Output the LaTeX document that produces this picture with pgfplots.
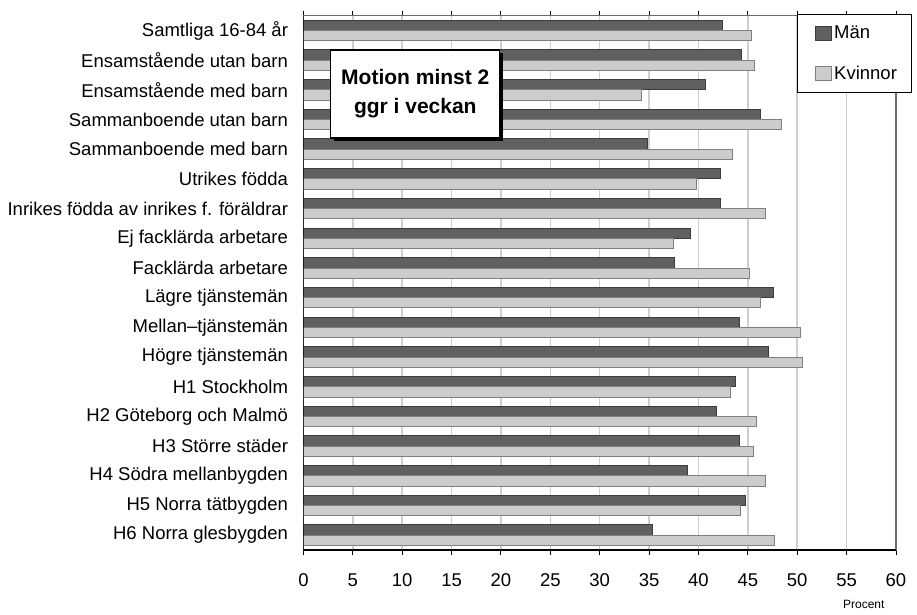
\documentclass[border=0pt]{standalone}
\usepackage{fontspec}
\setmainfont{Liberation Sans}
\usepackage{pgfplots}
\pgfplotsset{compat=1.18}
\usetikzlibrary{shadows}
\definecolor{manfill}{HTML}{606060}
\definecolor{mandraw}{HTML}{3C3C3C}
\definecolor{kvfill}{HTML}{CCCCCC}
\definecolor{kvdraw}{HTML}{808080}
\definecolor{gridc}{HTML}{CFCFCF}
\definecolor{framec}{HTML}{6E6E6E}
\pgfplotstableread{
y man kv
17 42.4 45.4
16 44.4 45.7
15 40.7 34.2
14 46.3 48.4
13 34.8 43.4
12 42.2 39.8
11 42.2 46.8
10 39.2 37.5
9 37.6 45.2
8 47.6 46.3
7 44.2 50.3
6 47.1 50.5
5 43.7 43.2
4 41.8 45.9
3 44.2 45.6
2 38.9 46.8
1 44.8 44.3
0 35.3 47.7
}\data
\begin{document}
\begin{tikzpicture}
\useasboundingbox (-303.5pt,-64pt) rectangle (613.5pt,550pt);
\begin{axis}[
 scale only axis, width=592.5pt, height=534.3pt,
 xbar, bar width=10.3pt,
 xmin=0, xmax=60, xtick={0,5,...,60},
 ymin=-0.5, ymax=17.5, ytick={0,...,17},
 yticklabels={
  {H6 Norra glesbygden\hspace{4pt}},
  {H5 Norra tätbygden\hspace{4pt}},
  {H4 Södra mellanbygden},
  {H3 Större städer\hspace{3pt}},
  {H2 Göteborg och Malmö},
  {H1 Stockholm\hspace{4pt}},
  {Högre tjänstemän\hspace{4pt}},
  {Mellan–tjänstemän},
  {Lägre tjänstemän\hspace{4pt}},
  {Facklärda arbetare},
  {Ej facklärda arbetare},
  {Inrikes födda av inrikes f. föräldrar\hspace{4pt}},
  {Utrikes födda\hspace{4pt}},
  {Sammanboende med barn\hspace{2.5pt}},
  {Sammanboende utan barn},
  {Ensamstående med barn\hspace{3.5pt}},
  {Ensamstående utan barn},
  {Samtliga 16-84 år\hspace{8pt}}},
 y tick style={draw=none},
 xmajorgrids, grid style={gridc, line width=1.5pt},
 tick align=outside, major tick length=5pt,
 x tick style={black, line width=1pt},
 axis line style={draw=framec, line width=1.2pt},
 tick label style={font=\fontsize{18.5}{21}\selectfont},
 /pgf/number format/assume math mode=true,
 yticklabel style={xshift=-7pt},
 xticklabel style={yshift=-15pt},
 xlabel={Procent},
 x label style={at={(axis description cs:0.9865,-0.101)}, anchor=east, font=\fontsize{12}{14}\selectfont},
 legend style={at={(axis description cs:1.0259,1.0032)}, anchor=north east, draw=black, line width=0.8pt, font=\fontsize{18.5}{21}\selectfont, row sep=21.5pt, inner xsep=12pt, inner ysep=9.5pt, fill=white},
 legend cell align=left,
 legend image code/.code={\path (0pt,0pt); \draw[#1, line width=1pt] (6pt,-7pt) rectangle (22pt,7pt);},
]
\addplot[fill=manfill, draw=mandraw, line width=1pt, bar shift=5.15pt] table[x=man,y=y]{\data};
\addplot[fill=kvfill, draw=kvdraw, line width=1pt, bar shift=-5.15pt] table[x=kv,y=y]{\data};
\legend{Män, Kvinnor}
\draw[black, line width=1.5pt] (rel axis cs:0,1) -- (rel axis cs:0,0) -- (rel axis cs:1,0);
\node[draw=black, line width=1.2pt, fill=white, drop shadow={shadow xshift=3pt, shadow yshift=-3pt, fill=black, opacity=1}, minimum width=169pt, minimum height=88pt, align=center, font=\bfseries\fontsize{21}{29}\selectfont] at (rel axis cs:0.1887,0.8535) {Motion minst 2\\ggr i veckan};
\end{axis}
\end{tikzpicture}
\end{document}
☆ ☆ ☆ ☆ ☆ ☆ ☆
Aim of the task | Set down the complete material exactly, but do not include the images.

Answer in full |
Output the LaTeX document that produces this picture with pgfplots.
\documentclass[border=0pt]{standalone}
\usepackage{fontspec}
\setmainfont{Liberation Sans}
\usepackage{pgfplots}
\pgfplotsset{compat=1.18}
\usetikzlibrary{shadows}
\definecolor{manfill}{HTML}{606060}
\definecolor{mandraw}{HTML}{3C3C3C}
\definecolor{kvfill}{HTML}{CCCCCC}
\definecolor{kvdraw}{HTML}{808080}
\definecolor{gridc}{HTML}{CFCFCF}
\definecolor{framec}{HTML}{6E6E6E}
\pgfplotstableread{
y man kv
17 42.4 45.4
16 44.4 45.7
15 40.7 34.2
14 46.3 48.4
13 34.8 43.4
12 42.2 39.8
11 42.2 46.8
10 39.2 37.5
9 37.6 45.2
8 47.6 46.3
7 44.2 50.3
6 47.1 50.5
5 43.7 43.2
4 41.8 45.9
3 44.2 45.6
2 38.9 46.8
1 44.8 44.3
0 35.3 47.7
}\data
\begin{document}
\begin{tikzpicture}
\useasboundingbox (-303.5pt,-64pt) rectangle (613.5pt,550pt);
\begin{axis}[
 scale only axis, width=592.5pt, height=534.3pt,
 xbar, bar width=10.3pt,
 xmin=0, xmax=60, xtick={0,5,...,60},
 ymin=-0.5, ymax=17.5, ytick={0,...,17},
 yticklabels={
  {H6 Norra glesbygden\hspace{4pt}},
  {H5 Norra tätbygden\hspace{4pt}},
  {H4 Södra mellanbygden},
  {H3 Större städer\hspace{3pt}},
  {H2 Göteborg och Malmö},
  {H1 Stockholm\hspace{4pt}},
  {Högre tjänstemän\hspace{4pt}},
  {Mellan–tjänstemän},
  {Lägre tjänstemän\hspace{4pt}},
  {Facklärda arbetare},
  {Ej facklärda arbetare},
  {Inrikes födda av inrikes f. föräldrar\hspace{4pt}},
  {Utrikes födda\hspace{4pt}},
  {Sammanboende med barn\hspace{2.5pt}},
  {Sammanboende utan barn},
  {Ensamstående med barn\hspace{3.5pt}},
  {Ensamstående utan barn},
  {Samtliga 16-84 år\hspace{8pt}}},
 y tick style={draw=none},
 xmajorgrids, grid style={gridc, line width=1.5pt},
 tick align=outside, major tick length=5pt,
 x tick style={black, line width=1pt},
 axis line style={draw=framec, line width=1.2pt},
 tick label style={font=\fontsize{18.5}{21}\selectfont},
 /pgf/number format/assume math mode=true,
 yticklabel style={xshift=-7pt},
 xticklabel style={yshift=-15pt},
 xlabel={Procent},
 x label style={at={(axis description cs:0.9865,-0.101)}, anchor=east, font=\fontsize{12}{14}\selectfont},
 legend style={at={(axis description cs:1.0259,1.0032)}, anchor=north east, draw=black, line width=0.8pt, font=\fontsize{18.5}{21}\selectfont, row sep=21.5pt, inner xsep=12pt, inner ysep=9.5pt, fill=white},
 legend cell align=left,
 legend image code/.code={\path (0pt,0pt); \draw[#1, line width=1pt] (6pt,-7pt) rectangle (22pt,7pt);},
]
\addplot[fill=manfill, draw=mandraw, line width=1pt, bar shift=5.15pt] table[x=man,y=y]{\data};
\addplot[fill=kvfill, draw=kvdraw, line width=1pt, bar shift=-5.15pt] table[x=kv,y=y]{\data};
\legend{Män, Kvinnor}
\draw[black, line width=1.5pt] (rel axis cs:0,1) -- (rel axis cs:0,0) -- (rel axis cs:1,0);
\node[draw=black, line width=1.2pt, fill=white, drop shadow={shadow xshift=3pt, shadow yshift=-3pt, fill=black, opacity=1}, minimum width=169pt, minimum height=88pt, align=center, font=\bfseries\fontsize{21}{29}\selectfont] at (rel axis cs:0.1887,0.8535) {Motion minst 2\\ggr i veckan};
\end{axis}
\end{tikzpicture}
\end{document}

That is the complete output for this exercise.